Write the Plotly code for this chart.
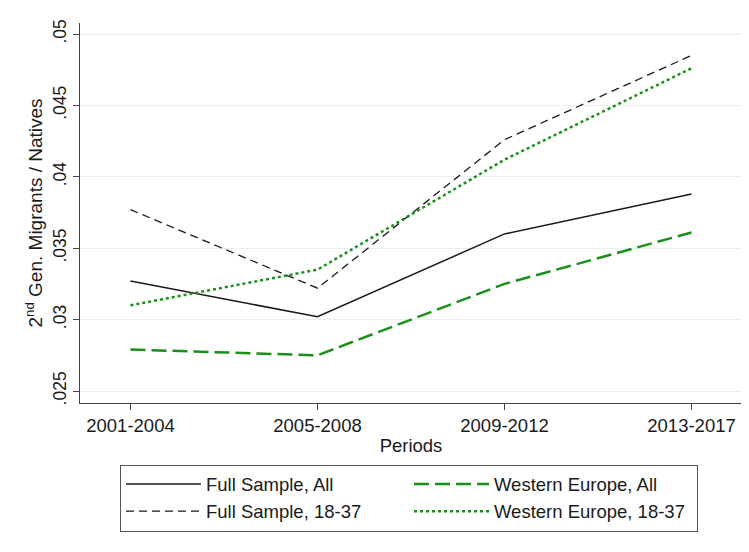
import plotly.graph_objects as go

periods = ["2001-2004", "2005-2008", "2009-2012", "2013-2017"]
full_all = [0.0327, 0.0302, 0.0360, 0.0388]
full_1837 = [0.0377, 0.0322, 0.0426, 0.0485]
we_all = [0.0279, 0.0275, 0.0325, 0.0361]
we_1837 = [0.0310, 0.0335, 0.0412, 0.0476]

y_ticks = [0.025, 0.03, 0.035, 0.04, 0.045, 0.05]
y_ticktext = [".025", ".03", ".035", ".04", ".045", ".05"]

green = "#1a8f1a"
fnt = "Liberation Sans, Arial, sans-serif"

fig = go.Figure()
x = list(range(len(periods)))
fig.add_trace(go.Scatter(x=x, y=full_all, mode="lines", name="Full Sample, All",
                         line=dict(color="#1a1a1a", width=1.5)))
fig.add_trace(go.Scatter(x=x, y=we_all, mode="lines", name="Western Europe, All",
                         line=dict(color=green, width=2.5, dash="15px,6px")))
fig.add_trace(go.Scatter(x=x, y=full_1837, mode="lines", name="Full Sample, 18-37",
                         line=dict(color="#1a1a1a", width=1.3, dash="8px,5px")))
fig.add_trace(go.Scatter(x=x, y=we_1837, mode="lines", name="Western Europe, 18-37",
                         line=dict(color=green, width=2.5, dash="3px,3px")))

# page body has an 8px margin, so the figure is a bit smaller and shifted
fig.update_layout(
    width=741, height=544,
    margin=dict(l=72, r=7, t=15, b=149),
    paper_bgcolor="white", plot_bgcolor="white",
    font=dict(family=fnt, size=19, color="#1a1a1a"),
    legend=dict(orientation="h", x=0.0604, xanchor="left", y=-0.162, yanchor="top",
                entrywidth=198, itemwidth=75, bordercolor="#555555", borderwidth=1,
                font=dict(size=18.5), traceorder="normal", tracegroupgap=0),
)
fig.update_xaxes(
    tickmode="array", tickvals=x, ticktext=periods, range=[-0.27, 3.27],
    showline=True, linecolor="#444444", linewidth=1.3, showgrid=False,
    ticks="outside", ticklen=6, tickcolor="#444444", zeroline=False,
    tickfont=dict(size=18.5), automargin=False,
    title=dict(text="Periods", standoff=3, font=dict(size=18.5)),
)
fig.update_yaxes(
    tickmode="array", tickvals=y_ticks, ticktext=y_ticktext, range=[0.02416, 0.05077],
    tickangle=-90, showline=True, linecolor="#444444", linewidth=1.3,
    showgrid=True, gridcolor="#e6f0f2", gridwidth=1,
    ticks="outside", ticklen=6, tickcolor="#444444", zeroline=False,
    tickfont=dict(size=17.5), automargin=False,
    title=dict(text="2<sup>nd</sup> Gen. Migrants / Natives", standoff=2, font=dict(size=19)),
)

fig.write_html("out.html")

• • • •

Leave out the pictures and reproduce the rest of the listing exactly.

◆ Solved problem ◆
Write the Plotly code for this chart.
import plotly.graph_objects as go

periods = ["2001-2004", "2005-2008", "2009-2012", "2013-2017"]
full_all = [0.0327, 0.0302, 0.0360, 0.0388]
full_1837 = [0.0377, 0.0322, 0.0426, 0.0485]
we_all = [0.0279, 0.0275, 0.0325, 0.0361]
we_1837 = [0.0310, 0.0335, 0.0412, 0.0476]

y_ticks = [0.025, 0.03, 0.035, 0.04, 0.045, 0.05]
y_ticktext = [".025", ".03", ".035", ".04", ".045", ".05"]

green = "#1a8f1a"
fnt = "Liberation Sans, Arial, sans-serif"

fig = go.Figure()
x = list(range(len(periods)))
fig.add_trace(go.Scatter(x=x, y=full_all, mode="lines", name="Full Sample, All",
                         line=dict(color="#1a1a1a", width=1.5)))
fig.add_trace(go.Scatter(x=x, y=we_all, mode="lines", name="Western Europe, All",
                         line=dict(color=green, width=2.5, dash="15px,6px")))
fig.add_trace(go.Scatter(x=x, y=full_1837, mode="lines", name="Full Sample, 18-37",
                         line=dict(color="#1a1a1a", width=1.3, dash="8px,5px")))
fig.add_trace(go.Scatter(x=x, y=we_1837, mode="lines", name="Western Europe, 18-37",
                         line=dict(color=green, width=2.5, dash="3px,3px")))

# page body has an 8px margin, so the figure is a bit smaller and shifted
fig.update_layout(
    width=741, height=544,
    margin=dict(l=72, r=7, t=15, b=149),
    paper_bgcolor="white", plot_bgcolor="white",
    font=dict(family=fnt, size=19, color="#1a1a1a"),
    legend=dict(orientation="h", x=0.0604, xanchor="left", y=-0.162, yanchor="top",
                entrywidth=198, itemwidth=75, bordercolor="#555555", borderwidth=1,
                font=dict(size=18.5), traceorder="normal", tracegroupgap=0),
)
fig.update_xaxes(
    tickmode="array", tickvals=x, ticktext=periods, range=[-0.27, 3.27],
    showline=True, linecolor="#444444", linewidth=1.3, showgrid=False,
    ticks="outside", ticklen=6, tickcolor="#444444", zeroline=False,
    tickfont=dict(size=18.5), automargin=False,
    title=dict(text="Periods", standoff=3, font=dict(size=18.5)),
)
fig.update_yaxes(
    tickmode="array", tickvals=y_ticks, ticktext=y_ticktext, range=[0.02416, 0.05077],
    tickangle=-90, showline=True, linecolor="#444444", linewidth=1.3,
    showgrid=True, gridcolor="#e6f0f2", gridwidth=1,
    ticks="outside", ticklen=6, tickcolor="#444444", zeroline=False,
    tickfont=dict(size=17.5), automargin=False,
    title=dict(text="2<sup>nd</sup> Gen. Migrants / Natives", standoff=2, font=dict(size=19)),
)

fig.write_html("out.html")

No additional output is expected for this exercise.